Colaprico, trasferito in Africa dalla Sicilia dopo una frettolosa e sospetta promozione proprio nel bel mezzo delle sue indagini sulla morte del marchese Notarbartolo che “…avevano coinvolto questa cosa chiamata maffia”, conosce bene gli intrighi e non si lascia persuadere nemmeno per un istante da questo curioso suicidio.
Ogbà, avvezzo a destreggiarsi con furbizia e sensibilità tra i “t’lian”, i “so tutto io”( cullu ba’llè), riesce ad entrare nell’ indagine, contribuendo a risolvere il caso con rapidità e acume, ritagliandosi nel romanzo un ruolo determinante.
Strana coppia di investigatori Colaprico e Ogbà, che in un crescendo di intuizioni e colpi di scena risolverà il caso, che sembra lambire persino alcune alte cariche del Regno d’Italia (boh, cronache di un tempo che torna!).

A dire il vero i primi capitoli mi sono sembrati abbastanza pesanti (per essere un romanzo breve). Non riuscivo ad entrare nella storia e l’uso massiccio di termini in tigrino, la lingua eritrea parlata nella colonia, benché conferisse alle pagine un sapore esotico, rendeva faticoso seguire la vicenda.

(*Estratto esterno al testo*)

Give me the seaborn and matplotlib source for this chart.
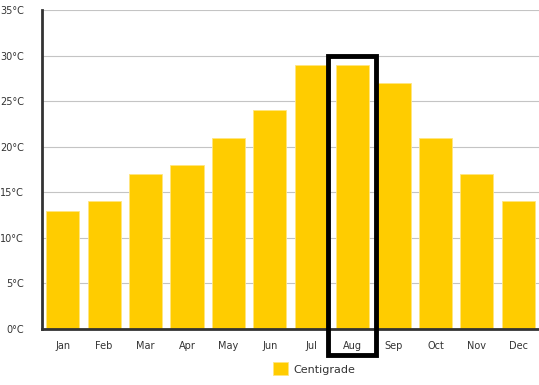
import pandas as pd
import matplotlib.pyplot as plt
import seaborn as sns
from matplotlib.patches import Rectangle

# monthly average temperature
months = ["Jan", "Feb", "Mar", "Apr", "May", "Jun", "Jul", "Aug", "Sep", "Oct", "Nov", "Dec"]
centigrade = [13, 14, 17, 18, 21, 24, 29, 29, 27, 21, 17, 14]
y_ticks = [0, 5, 10, 15, 20, 25, 30, 35]
highlight = "Aug"

df = pd.DataFrame({"month": months, "Centigrade": centigrade})

sns.set_style("white")
plt.rcParams['font.family'] = ['DejaVu Sans']

fig = plt.figure(figsize=(5.39, 3.85), dpi=100)
ax = fig.add_axes([0.078, 0.1455, 0.922, 0.8285])

sns.barplot(data=df, x="month", y="Centigrade", color="#FFCC00", saturation=1,
            width=0.8, ax=ax, label="Centigrade", zorder=2, edgecolor="#FFE680", linewidth=0.6)

ax.set_ylim(0, 35)
ax.set_xlim(-0.5, len(months) - 0.5)
ax.set_yticks(y_ticks)
ax.set_yticklabels([f"{t}°C" for t in y_ticks], fontsize=7, color="#333333")
ax.set_xticks(range(len(months)))
ax.set_xticklabels(months, fontsize=7, color="#333333")
ax.set_xticks([i - 0.5 for i in range(len(months) + 1)], minor=True)
ax.tick_params(axis="x", which="major", length=0, pad=9)
ax.tick_params(axis="x", which="minor", length=9, color="#cccccc", width=0.8)
ax.tick_params(axis="y", length=0, pad=13)
ax.grid(axis="y", color="#c4c4c4", linewidth=0.8, zorder=0)
ax.set_axisbelow(True)
ax.set_xlabel("")
ax.set_ylabel("")

for s in ["top", "right"]:
    ax.spines[s].set_visible(False)
ax.spines["left"].set_color("#333333")
ax.spines["left"].set_linewidth(2)
ax.spines["bottom"].set_color("#333333")
ax.spines["bottom"].set_linewidth(2)

# box around the highlighted month
hi = months.index(highlight)
ax.add_patch(Rectangle((hi - 0.6, -2.85), 1.16, 32.85, fill=False,
                       edgecolor="black", linewidth=3.5, clip_on=False, zorder=5))

ax.legend(loc="center", bbox_to_anchor=(0.583, 0.042), bbox_transform=fig.transFigure,
          frameon=False, fontsize=8, handlelength=1.3, handleheight=1.4,
          handletextpad=0.5, labelcolor="#333333")

plt.savefig("out.png", dpi=100)
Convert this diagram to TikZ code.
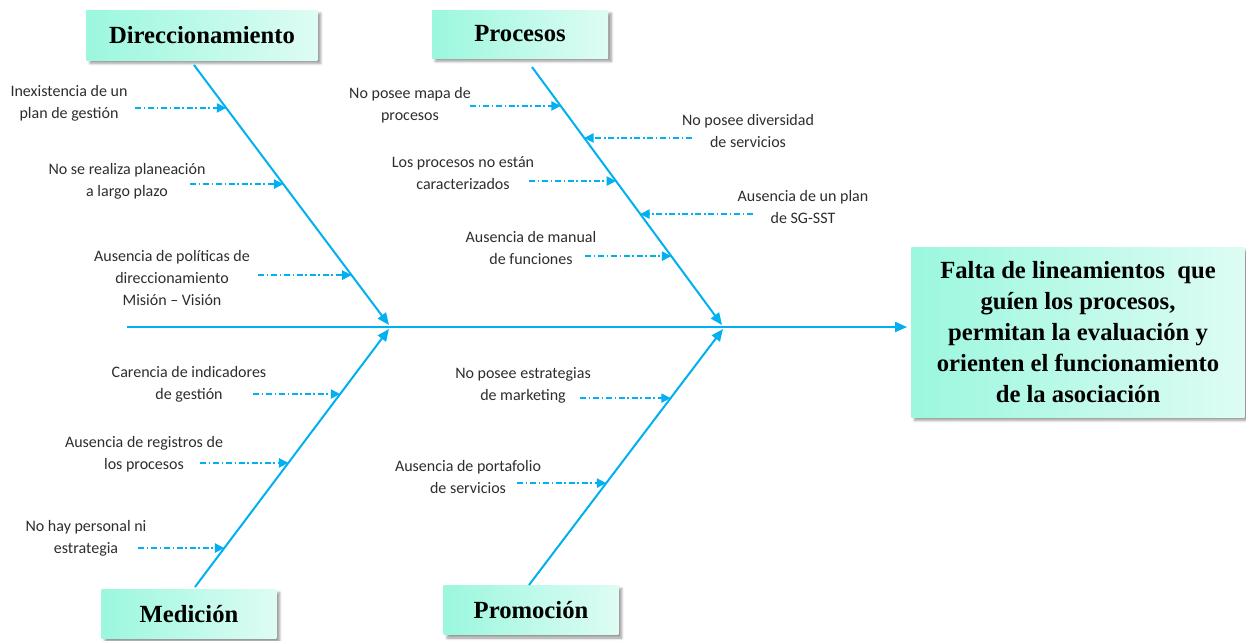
\documentclass[tikz,border=0pt]{standalone}
\usepackage{fontspec}
\setmainfont{Liberation Serif}
\newfontfamily\lblfont{Carlito}
\usepackage{tikz}
\usetikzlibrary{arrows.meta, calc, positioning, shadows.blur}
\definecolor{fishblue}{RGB}{0,176,240}
\definecolor{boxmint}{RGB}{155,247,222}
\definecolor{boxpale}{RGB}{222,252,244}
\definecolor{labelgray}{RGB}{45,45,45}

\tikzset{
  catbox/.style={draw=none, left color=boxmint, right color=boxpale, inner sep=0pt,
    blur shadow={shadow xshift=2.5pt, shadow yshift=-2.5pt, shadow blur steps=6},
    font=\fontsize{18.5}{23.25}\selectfont\bfseries},
  cause/.style={align=center, text=labelgray, inner sep=0pt,
    font=\lblfont\fontsize{12}{16.5}\selectfont},
  bone/.style={fishblue, line width=1.5pt, -{Triangle[length=9pt,width=7.5pt]}},
  rib/.style={fishblue, line width=1pt, dash pattern=on 4.5pt off 2pt on 1.2pt off 2pt,
    -{Triangle[length=7pt,width=7pt]}},
}

\begin{document}
\begin{tikzpicture}[x=0.75pt, y=-0.75pt]
		\useasboundingbox (0,0) rectangle (1246,640);

		% effect and categories
		\node[catbox, align=center, minimum width=250pt, minimum height=127.5pt] (effect) at (1078,332)
			{Falta de lineamientos~ que\\guíen los procesos,\\permitan la evaluación y\\orienten el funcionamiento\\de la asociación};
		\node[catbox, minimum width=173pt, minimum height=37.5pt] (direc) at (202,35) {Direccionamiento};
		\node[catbox, minimum width=132pt, minimum height=36pt] (proc) at (520,34) {Procesos};
		\node[catbox, minimum width=131pt, minimum height=37pt] (medic) at (189,614) {Medición};
		\node[catbox, minimum width=131pt, minimum height=37pt] (promo) at (531,610) {Promoción};

		% spine
		\coordinate (tail) at (127,327);
		\draw [bone] (tail) -- (tail -| effect.west) [shorten >=3pt];

		% bones
		\coordinate (dirtop) at (194,65);
		\coordinate (dirtip) at (389,325);
		\coordinate (proctop) at (532,67);
		\coordinate (proctip) at (722,325);
		\coordinate (medbot) at (195,587);
		\coordinate (medtip) at (389,329);
		\coordinate (probot) at (529,585);
		\coordinate (protip) at (723,329);
		\draw [bone] (dirtop) -- (dirtip);
		\draw [bone] (proctop) -- (proctip);
		\draw [bone] (medbot) -- (medtip);
		\draw [bone] (probot) -- (protip);

		% direccionamiento causes
		\coordinate (d1) at ($(dirtop)!0.165!(dirtip)$);
		\coordinate (d2) at ($(dirtop)!0.458!(dirtip)$);
		\coordinate (d3) at ($(dirtop)!0.808!(dirtip)$);
		\draw [rib] (135,0 |- d1) -- (d1);
		\draw [rib] (190,0 |- d2) -- (d2);
		\draw [rib] (258,0 |- d3) -- (d3);
		\node[cause] (dl1) at (69,103) {Inexistencia de un\\plan de gestión};
		\node[cause] (dl2) at (127,181) {No se realiza planeación\\a largo plazo};
		\node[cause] (dl3) at (172,278) {Ausencia de políticas de\\direccionamiento\\Misión – Visión};

		% procesos causes
		\coordinate (p1) at ($(proctop)!0.151!(proctip)$);
		\coordinate (p2) at ($(proctop)!0.275!(proctip)$);
		\coordinate (p3) at ($(proctop)!0.442!(proctip)$);
		\coordinate (p4) at ($(proctop)!0.570!(proctip)$);
		\coordinate (p5) at ($(proctop)!0.733!(proctip)$);
		\draw [rib] (470,0 |- p1) -- (p1);
		\draw [rib] (692,0 |- p2) -- (p2);
		\draw [rib] (529,0 |- p3) -- (p3);
		\draw [rib] (753,0 |- p4) -- (p4);
		\draw [rib] (585,0 |- p5) -- (p5);
		\node[cause] (pl1) at (410,105) {No posee mapa de\\procesos};
		\node[cause] (pl2) at (748,131) {No posee diversidad\\de servicios};
		\node[cause] (pl3) at (463,173) {Los procesos no están\\caracterizados};
		\node[cause] (pl4) at (803,207) {Ausencia de un plan\\de SG-SST};
		\node[cause] (pl5) at (531,248) {Ausencia de manual\\de funciones};

		% medicion causes
		\coordinate (m1) at ($(medbot)!0.748!(medtip)$);
		\coordinate (m2) at ($(medbot)!0.481!(medtip)$);
		\coordinate (m3) at ($(medbot)!0.151!(medtip)$);
		\draw [rib] (253,0 |- m1) -- (m1);
		\draw [rib] (200,0 |- m2) -- (m2);
		\draw [rib] (138,0 |- m3) -- (m3);
		\node[cause] (ml1) at (189,384) {Carencia de indicadores\\de gestión};
		\node[cause] (ml2) at (144,454) {Ausencia de registros de\\los procesos};
		\node[cause] (ml3) at (86,538) {No hay personal ni\\estrategia};

		% promocion causes
		\coordinate (r1) at ($(probot)!0.730!(protip)$);
		\coordinate (r2) at ($(probot)!0.398!(protip)$);
		\draw [rib] (580,0 |- r1) -- (r1);
		\draw [rib] (517,0 |- r2) -- (r2);
		\node[cause] (rl1) at (523,385) {No posee estrategias\\de marketing};
		\node[cause] (rl2) at (468,477) {Ausencia de portafolio\\de servicios};
\end{tikzpicture}
\end{document}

I pensieri dei personaggi che popolano la colonia (indigeni, ma anche italiani), sono inframmezzati da termini in questa lingua e da espressioni rese in vari dialetti italiani, probabilmente affinché riusciamo a calarci nello spirito che animava questo microcosmo sperduto in terra d’Africa, dove lingue e dialetti si confondevano in un carnevale di personaggi e situazioni.

Andando avanti le pagine mi sono apparse più lievi e la storia più coinvolgente ( o forse ho solo memorizzato le parole più usate!).

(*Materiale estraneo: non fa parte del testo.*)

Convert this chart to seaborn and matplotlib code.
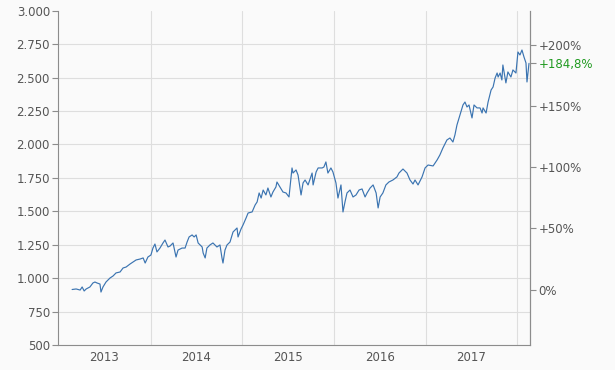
import matplotlib
matplotlib.use("Agg")
import matplotlib.pyplot as plt
import seaborn as sns
import pandas as pd

dates = [
    "2013-02-22", "2013-03-10", "2013-03-26", "2013-04-03", "2013-04-11", "2013-04-19",
    "2013-05-04", "2013-05-16", "2013-05-24", "2013-06-01", "2013-06-13", "2013-06-17",
    "2013-06-25", "2013-07-07", "2013-07-23", "2013-08-04", "2013-08-16", "2013-09-01",
    "2013-09-13", "2013-09-25", "2013-10-11", "2013-10-23", "2013-11-04", "2013-11-20",
    "2013-12-02", "2013-12-10", "2013-12-21", "2014-01-02", "2014-01-10", "2014-01-18",
    "2014-01-26", "2014-02-07", "2014-02-19", "2014-02-27", "2014-03-11", "2014-03-19",
    "2014-03-31", "2014-04-12", "2014-04-20", "2014-05-06", "2014-05-18", "2014-05-26",
    "2014-06-03", "2014-06-15", "2014-06-23", "2014-07-01", "2014-07-09", "2014-07-25",
    "2014-07-29", "2014-08-06", "2014-08-13", "2014-08-25", "2014-09-06", "2014-09-22",
    "2014-10-04", "2014-10-12", "2014-10-16", "2014-10-24", "2014-11-01", "2014-11-13",
    "2014-11-25", "2014-12-11", "2014-12-15", "2014-12-27", "2015-01-04", "2015-01-16",
    "2015-01-24", "2015-02-09", "2015-02-21", "2015-03-01", "2015-03-09", "2015-03-17",
    "2015-03-25", "2015-04-05", "2015-04-13", "2015-04-25", "2015-05-03", "2015-05-15",
    "2015-05-19", "2015-05-31", "2015-06-12", "2015-06-24", "2015-07-06", "2015-07-18",
    "2015-07-22", "2015-08-03", "2015-08-11", "2015-08-23", "2015-08-31", "2015-09-08",
    "2015-09-20", "2015-10-06", "2015-10-10", "2015-10-22", "2015-10-30", "2015-11-15",
    "2015-11-22", "2015-11-30", "2015-12-08", "2015-12-20", "2015-12-28", "2016-01-09",
    "2016-01-17", "2016-01-29", "2016-02-06", "2016-02-14", "2016-02-22", "2016-03-05",
    "2016-03-17", "2016-03-29", "2016-04-10", "2016-04-22", "2016-05-04", "2016-05-12",
    "2016-05-24", "2016-06-05", "2016-06-17", "2016-06-25", "2016-07-03", "2016-07-14",
    "2016-07-26", "2016-08-07", "2016-08-23", "2016-09-08", "2016-09-16", "2016-10-02",
    "2016-10-18", "2016-10-30", "2016-11-11", "2016-11-19", "2016-12-01", "2016-12-17",
    "2016-12-29", "2017-01-10", "2017-01-30", "2017-02-15", "2017-02-26", "2017-03-10",
    "2017-03-26", "2017-04-07", "2017-04-19", "2017-04-27", "2017-05-05", "2017-05-17",
    "2017-05-29", "2017-06-06", "2017-06-14", "2017-06-22", "2017-07-04", "2017-07-12",
    "2017-07-24", "2017-08-05", "2017-08-13", "2017-08-17", "2017-08-29", "2017-09-06",
    "2017-09-18", "2017-09-26", "2017-10-04", "2017-10-12", "2017-10-16", "2017-10-24",
    "2017-10-31", "2017-11-04", "2017-11-12", "2017-11-16", "2017-11-24", "2017-12-06",
    "2017-12-14", "2017-12-26", "2018-01-03", "2018-01-11", "2018-01-19", "2018-01-27",
    "2018-02-04", "2018-02-08", "2018-02-16",
]

values = [
    915, 919, 911, 934, 904, 919,
    934, 964, 971, 964, 956, 896,
    934, 971, 1001, 1016, 1039, 1046,
    1076, 1083, 1106, 1121, 1136, 1143,
    1151, 1113, 1158, 1173, 1225, 1255,
    1196, 1225, 1263, 1285, 1233, 1240,
    1263, 1158, 1210, 1225, 1225, 1270,
    1308, 1323, 1308, 1323, 1263, 1233,
    1188, 1151, 1225, 1248, 1263, 1233,
    1248, 1151, 1113, 1210, 1248, 1270,
    1345, 1375, 1308, 1368, 1398, 1450,
    1487, 1495, 1547, 1570, 1637, 1599,
    1659, 1622, 1674, 1607, 1644, 1682,
    1719, 1682, 1644, 1637, 1607, 1824,
    1786, 1809, 1771, 1622, 1712, 1734,
    1697, 1786, 1697, 1794, 1824, 1824,
    1831, 1869, 1786, 1824, 1794, 1712,
    1599, 1697, 1495, 1570, 1637, 1659,
    1607, 1622, 1659, 1667, 1607, 1637,
    1674, 1697, 1637, 1525, 1607, 1637,
    1697, 1719, 1734, 1757, 1786, 1816,
    1786, 1734, 1704, 1734, 1697, 1757,
    1824, 1846, 1839, 1884, 1921, 1973,
    2033, 2048, 2018, 2071, 2145, 2220,
    2295, 2317, 2280, 2295, 2198, 2295,
    2273, 2273, 2235, 2273, 2235, 2317,
    2407, 2430, 2497, 2534, 2504, 2534,
    2482, 2594, 2504, 2460, 2542, 2504,
    2557, 2534, 2691, 2669, 2706, 2654,
    2609, 2467, 2606,
]

y_ticks = [500, 750, 1000, 1250, 1500, 1750, 2000, 2250, 2500, 2750, 3000]
pct_ticks = [0, 50, 100, 150, 200]
year_labels = ["2013", "2014", "2015", "2016", "2017"]
year_bounds = ["2014-01-01", "2015-01-01", "2016-01-01", "2017-01-01", "2018-01-01"]

sns.set_theme(style="white")
plt.rcParams["font.family"] = ["DejaVu Sans"]

bg = "#fafafa"
txt = "#555555"
spine_c = "#8c8c8c"
grid_c = "#dedede"

fig = plt.figure(figsize=(6.15, 3.70), dpi=100, facecolor=bg)
ax = fig.add_axes([58.3 / 615, 1 - 345 / 370, (530 - 58.3) / 615, (345 - 10.7) / 370])
ax.set_facecolor(bg)

df = pd.DataFrame({"date": pd.to_datetime(dates), "value": values})
sns.lineplot(data=df, x="date", y="value", ax=ax, color="#3b74b1", linewidth=0.85)

ax.set_xlim(pd.Timestamp("2012-12-29"), pd.Timestamp("2018-02-20"))
ax.set_ylim(500, 3000)
ax.set_xlabel("")
ax.set_ylabel("")

ax.set_yticks(y_ticks)
ax.set_yticklabels([f"{v:,}".replace(",", ".") for v in y_ticks])
ax.set_xticks([pd.Timestamp(f"{y}-07-01") for y in year_labels])
ax.set_xticklabels(year_labels)
ax.set_xticks([pd.Timestamp(d) for d in year_bounds], minor=True)

ax.grid(False)
ax.grid(axis="y", which="major", color=grid_c, linewidth=0.8)
ax.grid(axis="x", which="minor", color=grid_c, linewidth=0.8)
ax.yaxis.get_gridlines()[-1].set_visible(False)

ax.tick_params(axis="x", which="both", length=0, pad=4, labelsize=8.5, labelcolor=txt)
ax.tick_params(axis="y", which="major", direction="out", length=4.5, width=0.8,
               color=spine_c, pad=1.5, labelsize=8.5, labelcolor=txt, left=True)

for s in ["left", "bottom", "right"]:
    ax.spines[s].set_visible(True)
    ax.spines[s].set_color(spine_c)
    ax.spines[s].set_linewidth(0.8)
ax.spines["top"].set_visible(False)

ax2 = ax.twinx()
ax2.set_ylim(500, 3000)
base = values[0]
r_ticks = [base * (1 + p / 100) for p in pct_ticks] + [values[-1]]
r_labels = [("+" if p > 0 else "") + f"{p}%" for p in pct_ticks]
last_pct = (values[-1] / base - 1) * 100
r_labels.append(f"+{last_pct:.1f}%".replace(".", ","))
ax2.set_yticks(r_ticks)
ax2.set_yticklabels(r_labels)
ax2.grid(False)
ax2.tick_params(axis="y", direction="out", length=4, width=0.8, color=spine_c,
                pad=2, labelsize=8.5, labelcolor=txt, right=True)
ax2.get_yticklabels()[-1].set_color("#1f9a1f")
for s in ["left", "bottom", "top"]:
    ax2.spines[s].set_visible(False)
ax2.spines["right"].set_color(spine_c)
ax2.spines["right"].set_linewidth(0.8)

fig.savefig("out.png", dpi=100, facecolor=bg)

Mi è piaciuto il modo in cui l’autore ha scelto di caratterizzare i personaggi del romanzo: il fascino lontano e selvaggio del fiero popolo eritreo, la prosopopea degli italiani, dominatori per caso e per poco, ma anche la sgualcita presenza dei semplici soldati della colonia, in un paese inospitale e remoto .
Tra tutti mi hanno colpito ualla, la ragazza indigena “monella più che prostituta” che vive con leggerezza anche le situazioni più al limite e il capofuriere Russo, con il suo strascicato accento partenopeo e la tranquilla, incosciente naturalezza con cui affronta anche le situazioni più rischiose e sfuggenti. Mi sono sembrate le due facce di una stessa medaglia, i due aspetti di un saper vivere alla giornata, scanzonato e leggero, adatto a tutte le latitudini ( indicativo il verbale della deposizione di Russo in merito all’ omicidio)!
Margherita, la sensuale e misteriosa avventuriera di cui Colaprico s’invaghisce, porta con sé l’alone di una femminilità antica, trascorsa, perduta, con il suo profumo d’acqua di rose, il suo fruscio di sete, la pelle diafana. Forse è un personaggio un po’ stereotipato, ma comunque intrigante.
Bella l’immagine di Debaroà, la terra che Ogbà ha dovuto abbandonare perché infruttuosa e che ne attrae intensamente i pensieri non appena vi fa ritorno (“…guardava la discesa che scivolava giù irsuta e dura come la schiena di un animale, i cespugli radi come ciuffi di pelo, i sassi bianchi come ossa, fino alla spianata in fondo, con l’albero avvinghiato al terreno, le radici piantate nella polvere come le dita di una mano aperta”).

Al di là dell’epilogo giallo (forse non è la trama più riuscita di Lucarelli), la conclusione, in cui lasciamo l’immagine del capitano Colaprico dissolversi in una scena seppiata, sfumata e sospesa, mi è sembrata poetica e suggestiva, proprio adatta al resto della storia.
Sul profilo facebook dell’autore, c’è una magnifica immagine d’epoca della rada di Massaua, dove mi è piaciuto immaginare il capitano Colaprico che osserva, immoto, il piroscafo che si allontana, portando via per sempre la bella Margherita.